INPUT:
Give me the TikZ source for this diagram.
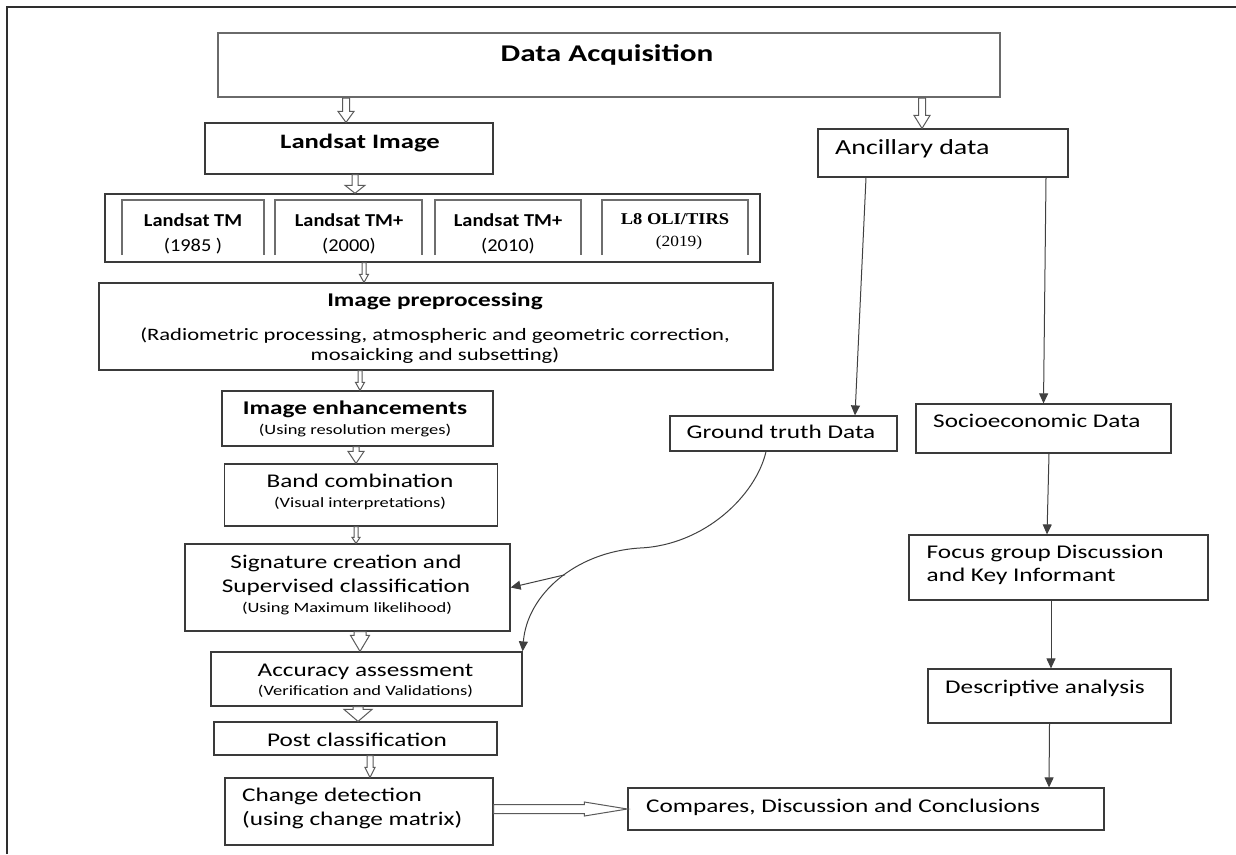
\documentclass[tikz,border=0pt]{standalone}
\usepackage{fontspec}
\setmainfont{Carlito}[FakeStretch=1.3]
\newfontfamily\narrowf{Carlito}[FakeStretch=1.12]
\newfontfamily\timesf{Liberation Serif}[FakeStretch=1.12]
\usetikzlibrary{calc,arrows.meta}
\definecolor{boxline}{HTML}{3A3A3A}
\definecolor{daline}{HTML}{6A6A6A}
\definecolor{arrclr}{HTML}{5A5A5A}
\definecolor{lineclr}{HTML}{404040}
\definecolor{framec}{HTML}{2E2E2E}
\definecolor{innerc}{HTML}{6E6E6E}
\tikzset{
  box/.style={draw=boxline, line width=1.2pt, inner sep=0pt, rectangle},
  hidbox/.style={inner sep=0pt, rectangle},
  txt/.style={inner sep=0pt, anchor=base, font=\fontsize{19.4}{23}\selectfont},
  ltxt/.style={inner sep=0pt, anchor=base west, font=\fontsize{19.4}{23}\selectfont},
  btxt/.style={inner sep=0pt, anchor=base, font=\fontsize{19.4}{23}\selectfont\bfseries},
  stxt/.style={inner sep=0pt, anchor=base, font=\fontsize{14.2}{17}\selectfont},
  ptxt/.style={inner sep=0pt, anchor=base, font=\fontsize{17.4}{20}\selectfont},
  ntxt/.style={inner sep=0pt, anchor=base, font=\narrowf\fontsize{18.2}{22}\selectfont},
  nbtxt/.style={inner sep=0pt, anchor=base, font=\narrowf\fontsize{18.2}{22}\selectfont\bfseries},
  arr/.style={draw=lineclr, line width=1pt, -{Triangle[length=10pt,width=9pt]}},
  blk/.style n args={3}{draw=arrclr, fill=white, line width=1pt, line join=miter,
    to path={let \p1=(\tikztostart), \p2=(\tikztotarget), \p3=($(\p2)!#3!(\p1)$) in
      ($(\p1)!#1!90:(\p2)$) -- ($(\p3)!#1!-90:(\p1)$) -- ($(\p3)!#2!-90:(\p1)$) -- (\p2)
      -- ($(\p3)!#2!90:(\p1)$) -- ($(\p3)!#1!90:(\p1)$) -- ($(\p1)!#1!-90:(\p2)$) -- cycle}},
  inner3/.style={draw=innerc, line width=1.8pt}
}
\begin{document}
\begin{tikzpicture}[x=1pt,y=-1pt]
\useasboundingbox (0,0) rectangle (1236,854);
% frame
\draw[framec, line width=1.5pt] (7,854) -- (7,7) -- (1236,7);

% boxes
\node[box, draw=daline, line width=2pt, minimum width=782pt, minimum height=64pt] (da) at (609,65) {};
\node[box, minimum width=288pt, minimum height=51pt] (li) at (349,148.5) {};
\node[box, line width=1.4pt, minimum width=655pt, minimum height=68pt] (cont) at (432.5,228) {};
\node[hidbox, minimum width=142pt, minimum height=55pt] (b1) at (193,227.5) {};
\node[hidbox, minimum width=147pt, minimum height=55pt] (b2) at (348.5,227.5) {};
\node[hidbox, minimum width=146pt, minimum height=55pt] (b3) at (508,227.5) {};
\node[hidbox, minimum width=146pt, minimum height=55pt] (b4) at (675,227.5) {};
\foreach \b in {b1,b2,b3,b4}{
  \draw[inner3] (\b.south west) -- (\b.north west) -- (\b.north east) -- (\b.south east);
}
\node[box, minimum width=674pt, minimum height=87pt] (ip) at (436,326.5) {};
\node[box, minimum width=271pt, minimum height=55pt] (ie) at (357.5,418.5) {};
\node[box, minimum width=273pt, minimum height=62pt] (bc) at (361,495) {};
\node[box, minimum width=325pt, minimum height=87pt] (sc) at (347.5,587.5) {};
\node[box, minimum width=311pt, minimum height=54pt] (aa) at (366.5,679) {};
\node[box, minimum width=283pt, minimum height=33pt] (pc) at (355.5,738.5) {};
\node[box, minimum width=268pt, minimum height=67pt] (cd) at (359,811.5) {};
\node[box, minimum width=476pt, minimum height=42pt] (co) at (866,809) {};
\node[box, minimum width=250pt, minimum height=48pt] (an) at (943,153) {};
\node[box, minimum width=227pt, minimum height=35pt] (gt) at (783.5,433.5) {};
\node[box, minimum width=255pt, minimum height=49pt] (so) at (1043.5,428.5) {};
\node[box, minimum width=299pt, minimum height=65pt] (fo) at (1058.5,567.5) {};
\node[box, minimum width=243pt, minimum height=54pt] (de) at (1049.5,696) {};

% texts
\node[inner sep=0pt, anchor=base, font=\fontsize{24}{28}\selectfont\bfseries] (daT) at (607,61) {Data Acquisition};
\node[inner sep=0pt, anchor=base, font=\fontsize{20.5}{24}\selectfont\bfseries] (liT) at (360,148) {Landsat Image};
\node[nbtxt] (b1a) at (193,226.5) {Landsat TM};
\node[ntxt] (b1b) at (193,251) {(1985 )};
\node[nbtxt] (b2a) at (349,226.5) {Landsat TM+};
\node[ntxt] (b2b) at (349,251) {(2000)};
\node[nbtxt] (b3a) at (508,226.5) {Landsat TM+};
\node[ntxt] (b3b) at (508,251) {(2010)};
\node[inner sep=0pt, anchor=base, font=\timesf\fontsize{16.5}{20}\selectfont\bfseries] (b4a) at (675,224) {L8 OLI/TIRS};
\node[inner sep=0pt, anchor=base, font=\timesf\fontsize{15.5}{18}\selectfont] (b4b) at (679,246) {(2019)};
\node[btxt] (ipA) at (435,306) {Image preprocessing};
\node[ptxt] (ipB) at (435,340) {(Radiometric processing, atmospheric and geometric correction,};
\node[ptxt] (ipC) at (435,360) {mosaicking and subsetting)};
\node[btxt] (ieA) at (355,414) {Image enhancements};
\node[stxt] (ieB) at (355,434.5) {(Using resolution merges)};
\node[txt] (bcA) at (360,487) {Band combination};
\node[stxt] (bcB) at (360,507.5) {(Visual interpretations)};
\node[txt] (scA) at (346,568.5) {Signature creation and};
\node[txt] (scB) at (346,592.5) {Supervised classification};
\node[stxt] (scC) at (347,612.5) {(Using Maximum likelihood)};
\node[txt] (aaA) at (365.5,676) {Accuracy assessment};
\node[stxt] (aaB) at (365.5,695.5) {(Verification and Validations)};
\node[txt] (pcT) at (357,746) {Post classification};
\node[ltxt] (cdA) at (242,801.5) {Change detection};
\node[ltxt] (cdB) at (242,825.5) {(using change matrix)};
\node[ltxt] (coT) at (646,812.5) {Compares, Discussion and Conclusions};
\node[inner sep=0pt, anchor=base west, font=\fontsize{21.5}{25}\selectfont] (anT) at (835,154) {Ancillary data};
\node[txt] (gtT) at (781,438.5) {Ground truth Data};
\node[ltxt] (soT) at (933,427.5) {Socioeconomic Data};
\node[ltxt] (foA) at (926.5,558.5) {Focus group Discussion};
\node[ltxt] (foB) at (926.5,581) {and Key Informant};
\node[ltxt] (deT) at (945,693.5) {Descriptive analysis};

% block arrows
\coordinate (ancin) at ([xshift=-21pt]an.north);
\coordinate (liin) at ([xshift=-3pt]li.north);
\draw[blk={3.5pt}{8pt}{11pt}] (liin |- da.south) to (liin);
\draw[blk={3.5pt}{8pt}{13pt}] (ancin |- da.south) to (ancin);
\draw[blk={3pt}{10pt}{8pt}] (355,0 |- li.south) to (355,0 |- cont.north);
\draw[blk={2pt}{4.5pt}{8pt}] (364,0 |- cont.south) to (364,0 |- ip.north);
\draw[blk={2pt}{4.5pt}{8pt}] (360,0 |- ip.south) to (360,0 |- ie.north);
\draw[blk={3pt}{8pt}{12pt}] (356,0 |- ie.south) to (356,0 |- bc.north);
\draw[blk={2pt}{4pt}{6pt}] (356,0 |- bc.south) to (356,0 |- sc.north);
\draw[blk={6pt}{9.5pt}{16pt}] (360,0 |- sc.south) to (360,0 |- aa.north);
\draw[blk={5pt}{14pt}{12pt}] (358,0 |- aa.south) to (358,0 |- pc.north);
\draw[blk={3pt}{5pt}{10pt}] (370,0 |- pc.south) to (370,0 |- cd.north);
\draw[blk={4.5pt}{7pt}{43pt}] (cd.east |- co.west) to (co.west);

% line connectors
\draw[arr] ([xshift=-77pt]an.south) -- ([xshift=71.5pt]gt.north);
\draw[arr] ([xshift=103pt]an.south) -- (so.north);
\draw[arr] ([xshift=5.5pt]so.south) -- ([xshift=-11.5pt]fo.north);
\draw[arr] ([xshift=-7.5pt]fo.south) -- ([xshift=1.5pt]de.north);
\draw[arr] (de.south) -- ([xshift=183pt]co.north);
\draw[arr] ([xshift=-17.5pt]gt.south) .. controls (756,495) and (705,545) .. (640,548)
  .. controls (575,552) and (527,595) .. (aa.north east) coordinate[pos=0.45] (br);
\draw[arr] (br) -- (sc.east);
\end{tikzpicture}
\end{document}
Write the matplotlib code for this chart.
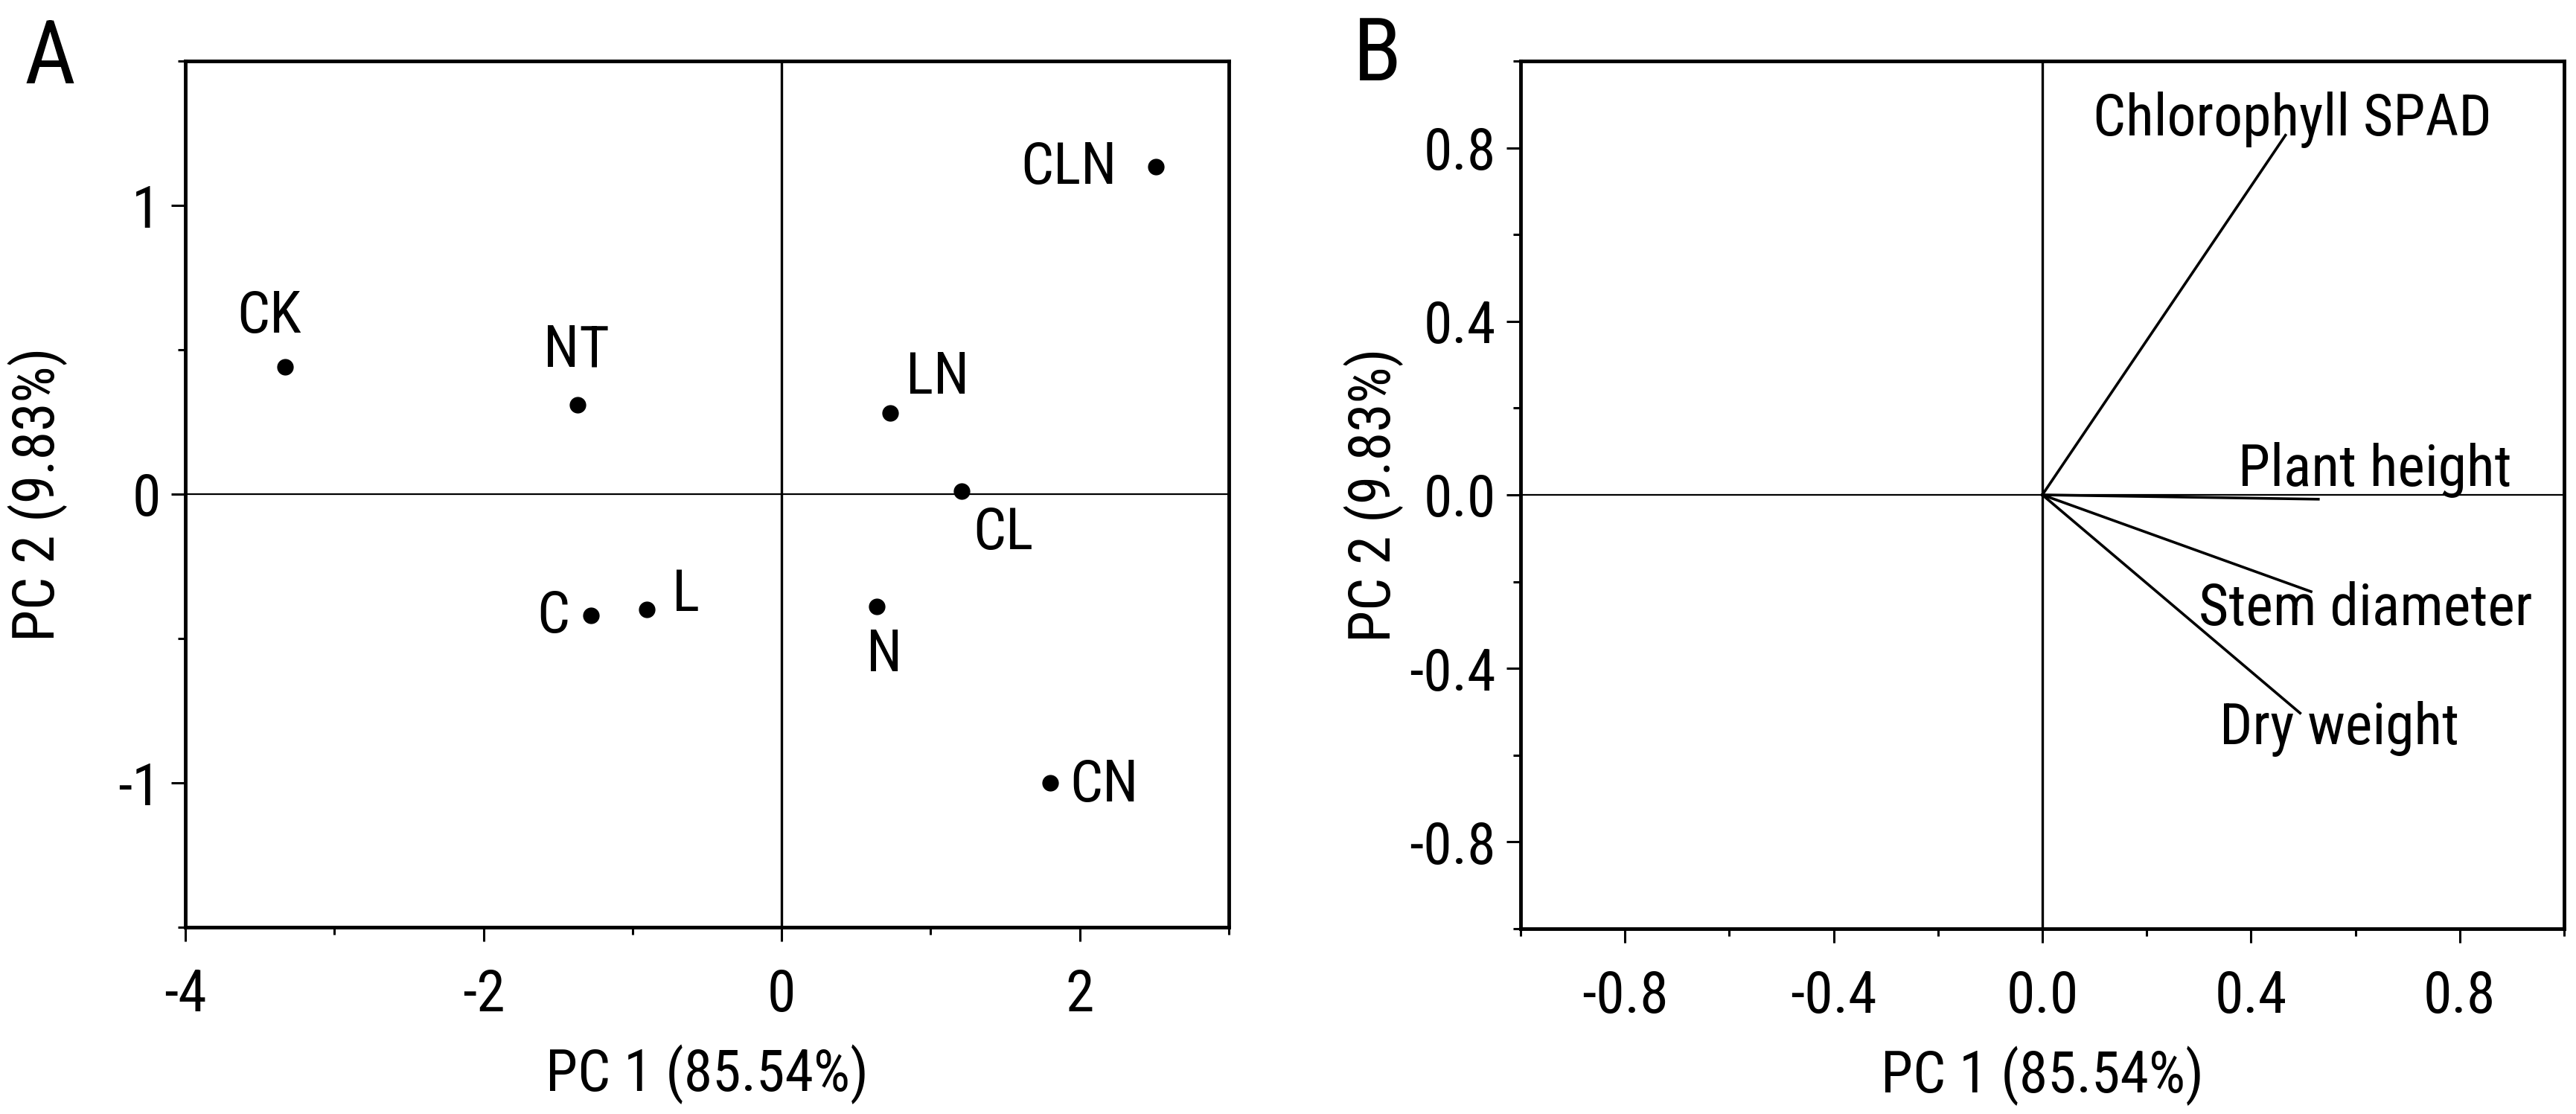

EXERCISE:
From the first line above down to the line with "(7,7) -- (1236,7);", reproduce every line and no others, omitting pictures.

SOLUTION TO THIS EXERCISE:
Give me the TikZ source for this diagram.
\documentclass[tikz,border=0pt]{standalone}
\usepackage{fontspec}
\setmainfont{Carlito}[FakeStretch=1.3]
\newfontfamily\narrowf{Carlito}[FakeStretch=1.12]
\newfontfamily\timesf{Liberation Serif}[FakeStretch=1.12]
\usetikzlibrary{calc,arrows.meta}
\definecolor{boxline}{HTML}{3A3A3A}
\definecolor{daline}{HTML}{6A6A6A}
\definecolor{arrclr}{HTML}{5A5A5A}
\definecolor{lineclr}{HTML}{404040}
\definecolor{framec}{HTML}{2E2E2E}
\definecolor{innerc}{HTML}{6E6E6E}
\tikzset{
  box/.style={draw=boxline, line width=1.2pt, inner sep=0pt, rectangle},
  hidbox/.style={inner sep=0pt, rectangle},
  txt/.style={inner sep=0pt, anchor=base, font=\fontsize{19.4}{23}\selectfont},
  ltxt/.style={inner sep=0pt, anchor=base west, font=\fontsize{19.4}{23}\selectfont},
  btxt/.style={inner sep=0pt, anchor=base, font=\fontsize{19.4}{23}\selectfont\bfseries},
  stxt/.style={inner sep=0pt, anchor=base, font=\fontsize{14.2}{17}\selectfont},
  ptxt/.style={inner sep=0pt, anchor=base, font=\fontsize{17.4}{20}\selectfont},
  ntxt/.style={inner sep=0pt, anchor=base, font=\narrowf\fontsize{18.2}{22}\selectfont},
  nbtxt/.style={inner sep=0pt, anchor=base, font=\narrowf\fontsize{18.2}{22}\selectfont\bfseries},
  arr/.style={draw=lineclr, line width=1pt, -{Triangle[length=10pt,width=9pt]}},
  blk/.style n args={3}{draw=arrclr, fill=white, line width=1pt, line join=miter,
    to path={let \p1=(\tikztostart), \p2=(\tikztotarget), \p3=($(\p2)!#3!(\p1)$) in
      ($(\p1)!#1!90:(\p2)$) -- ($(\p3)!#1!-90:(\p1)$) -- ($(\p3)!#2!-90:(\p1)$) -- (\p2)
      -- ($(\p3)!#2!90:(\p1)$) -- ($(\p3)!#1!90:(\p1)$) -- ($(\p1)!#1!-90:(\p2)$) -- cycle}},
  inner3/.style={draw=innerc, line width=1.8pt}
}
\begin{document}
\begin{tikzpicture}[x=1pt,y=-1pt]
\useasboundingbox (0,0) rectangle (1236,854);
% frame
\draw[framec, line width=1.5pt] (7,854) -- (7,7) -- (1236,7);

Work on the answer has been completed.